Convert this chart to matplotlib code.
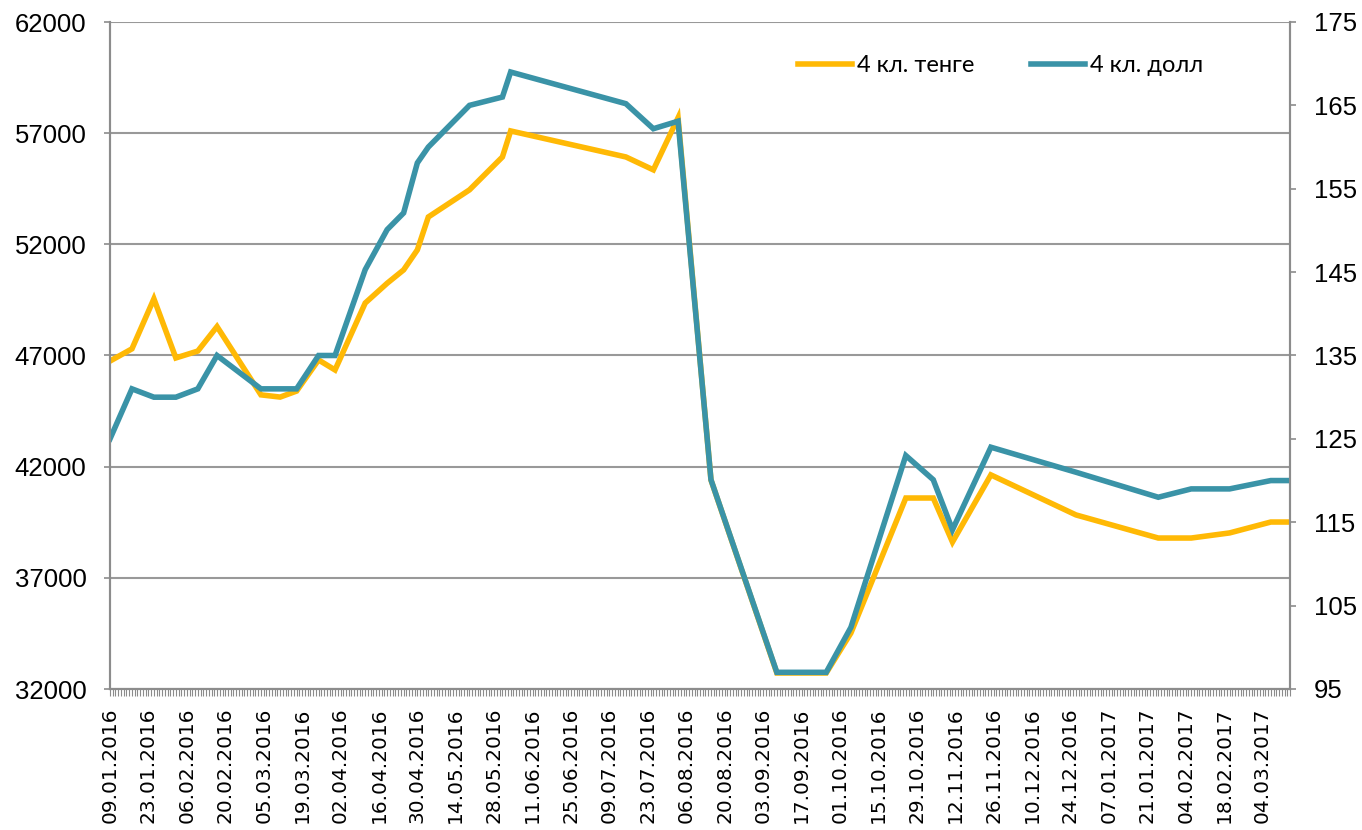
import matplotlib
matplotlib.use("Agg")
import matplotlib.pyplot as plt
import matplotlib.dates as mdates
import pandas as pd

# observation dates and prices
dates = [
    "2016-01-09", "2016-01-17", "2016-01-25", "2016-02-02", "2016-02-10",
    "2016-02-17", "2016-03-04", "2016-03-11", "2016-03-17", "2016-03-25",
    "2016-03-31", "2016-04-11", "2016-04-19", "2016-04-25", "2016-04-30",
    "2016-05-04", "2016-05-19", "2016-05-31", "2016-06-03", "2016-07-15",
    "2016-07-25", "2016-08-03", "2016-08-15", "2016-09-08", "2016-09-26",
    "2016-10-05", "2016-10-25", "2016-11-04", "2016-11-11", "2016-11-25",
    "2016-12-26", "2017-01-25", "2017-02-06", "2017-02-20", "2017-03-07",
    "2017-03-14",
]
tenge = [
    46750, 47300, 49550, 46890, 47200,
    48300, 45230, 45130, 45400, 46800,
    46350, 49360, 50250, 50850, 51750,
    53230, 54450, 55930, 57100, 55930,
    55350, 57690, 41400, 32720, 32720,
    34520, 40590, 40590, 38610, 41630,
    39830, 38790, 38790, 39020, 39510,
    39510,
]
dollar = [
    125, 131, 130, 130, 131,
    135, 131, 131, 131, 135,
    135, 145.3, 150.1, 152.1, 158.1,
    160, 165, 166, 169, 165.2,
    162.2, 163.1, 120.1, 97, 97,
    102.4, 123, 120.1, 114.1, 124,
    121, 118, 119, 119, 120,
    120,
]
left_ticks = [32000, 37000, 42000, 47000, 52000, 57000, 62000]
right_ticks = [95, 105, 115, 125, 135, 145, 155, 165, 175]

x = pd.to_datetime(dates)
tick_dates = pd.date_range("2016-01-09", "2017-03-04", freq="14D")
tick_labels = [d.strftime("%d.%m.%Y") for d in tick_dates]

yellow = "#FFB905"
teal = "#3A93A7"
grey = "#8C8C8C"

fig = plt.figure(figsize=(13.62, 8.30), dpi=100)
ax = fig.add_axes([110 / 1362, 1 - 689 / 830, 1180 / 1362, 667 / 830])
ax2 = ax.twinx()

l1, = ax.plot(x, tenge, color=yellow, lw=4, solid_joinstyle="miter")
l2, = ax2.plot(x, dollar, color=teal, lw=4, solid_joinstyle="miter")

ax.set_xlim(x[0], x[-1])
ax.set_ylim(32000, 62000)
ax2.set_ylim(95, 175)
ax.yaxis.grid(True, color="#999999", lw=1.5)
ax.set_axisbelow(True)

# date labels every two weeks, a small tick for every day
ax.set_xticks(tick_dates, labels=tick_labels, rotation=90,
              fontfamily="DejaVu Sans", fontsize=14.5)
ax.xaxis.set_minor_locator(mdates.DayLocator())
ax.tick_params(axis="x", which="both", direction="out", length=5, width=0.8,
               color=grey, pad=8.5)

ax.set_yticks(left_ticks, labels=[str(v) for v in left_ticks],
              fontfamily="Liberation Sans", fontsize=18.5)
ax2.set_yticks(right_ticks, labels=[str(v) for v in right_ticks],
               fontfamily="Liberation Sans", fontsize=18.5)
for a in (ax, ax2):
    a.tick_params(axis="y", direction="out", length=4.5, width=1.2,
                  color=grey, pad=12.5)
    for s in a.spines.values():
        s.set_color(grey)
        s.set_linewidth(1.5)
    a.spines["top"].set_visible(False)

leg = ax2.legend([l1, l2], ["4 кл. тенге", "4 кл. долл"], loc="center left",
                 bbox_to_anchor=(798 / 1362, 1 - 66 / 830),
                 bbox_transform=fig.transFigure, ncol=2, frameon=False,
                 borderpad=0, borderaxespad=0, handlelength=2.3,
                 handletextpad=0.2, columnspacing=2.4,
                 prop={"family": "Lato", "size": 17})

fig.savefig("out.png", dpi=100)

■ **Goal of the exercise**: Write out exactly the lines between the start of the data and the line with "import pandas as pd", including both, but none of the pictures.

■ **Response to this task**:
Convert this chart to matplotlib code.
import matplotlib
matplotlib.use("Agg")
import matplotlib.pyplot as plt
import matplotlib.dates as mdates
import pandas as pd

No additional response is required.